Here, the heroine (Harper) is a new student at a ballet school in Freiburg which was the home of the witch, the "Black Widow". Not too surprisingly, a coven still exists there, headed by the two principal teachers (Valli and Bennett). After a climatic confrontation with the materialized spirit of the Black Widow herself, Harper narrowly escapes as the building goes up in flames.

Although the narrative is contrived and artificial, Argento's exceptionally skilful use of colour, jagged cutting and good sense of decor, as well as a recourse to a shower of maggots, traps of steel mesh to exsanguinate their victims, razors, and so on, combine to create a hallucinatory atmosphere of terror.
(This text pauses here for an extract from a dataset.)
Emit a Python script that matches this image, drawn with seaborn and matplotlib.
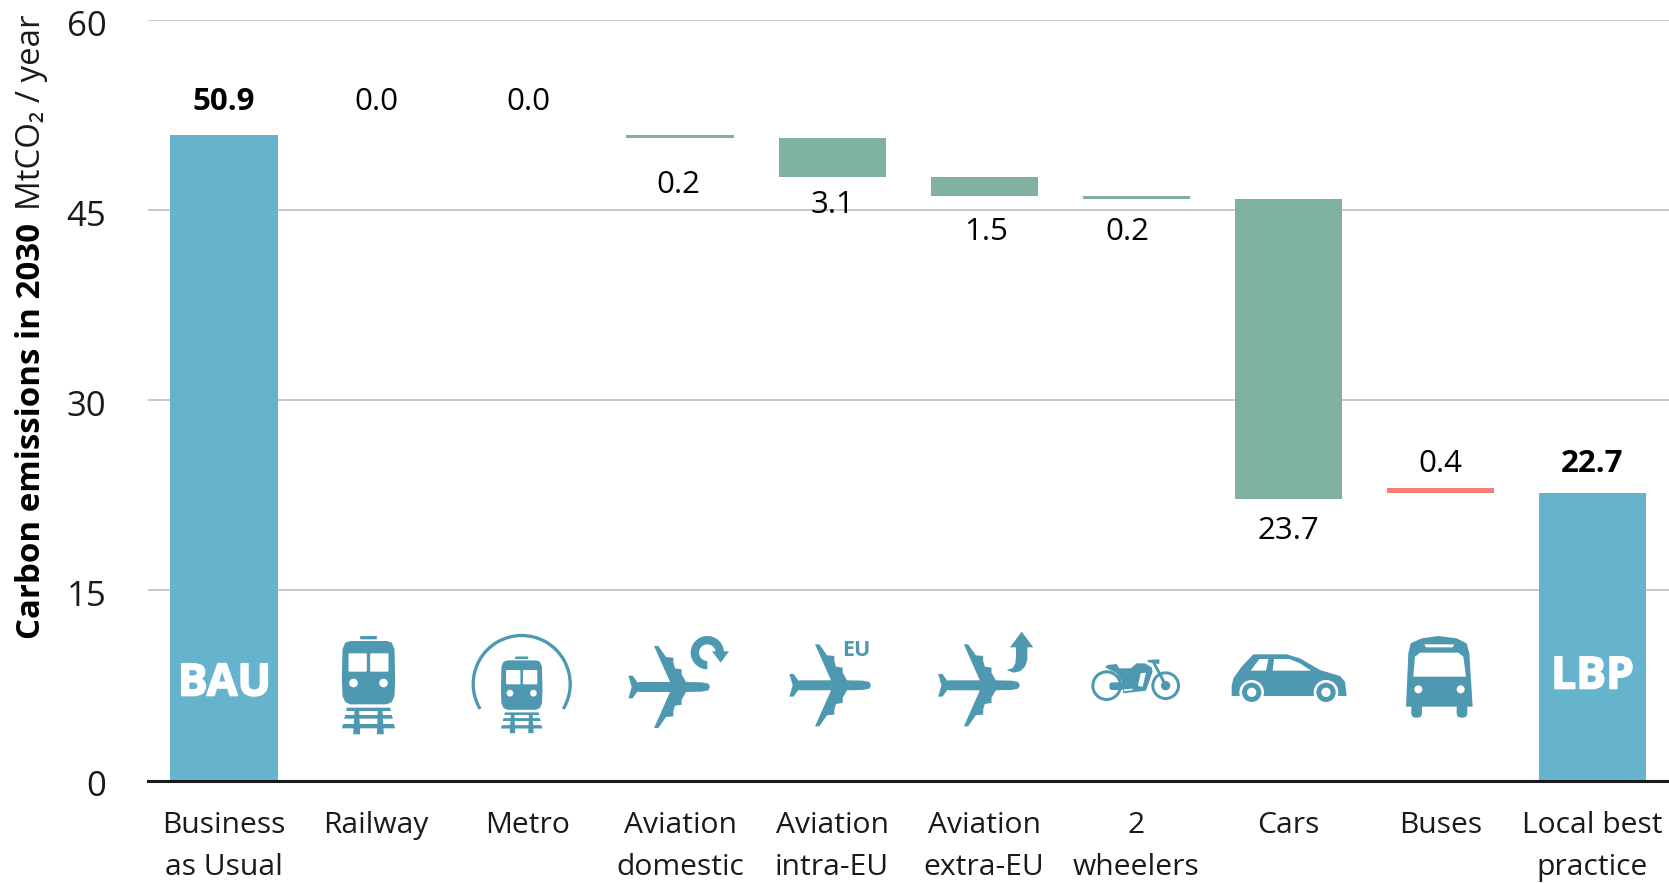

The score, composed by the director and as usual performed by The Goblin's rock group adds to the claustrophobia.
- Overlook Film Encyclopedia of Horror, edt Phil Hardy.

all photos from Fantasy Film Memory, issue 4/5, directed by Dario Argento, by Pierre Jouis, John Martin, 1991. Gothic, Paris.


"Valli's performance is appropriately hieretic and the entire picture culminates in one of the most chillingly efficient sequences of the terror subgenre's brief history".
- Terror on Tape, by James O'Neill.

"From its shocking opening double-murder to its fiery finish, this is the Italian horror-art film at its very best, full of lush colours, bizarre set design, and very loud Goblin music. A must-see"
- Overlook Film Encyclopedia of Horror, edt Phil Hardy.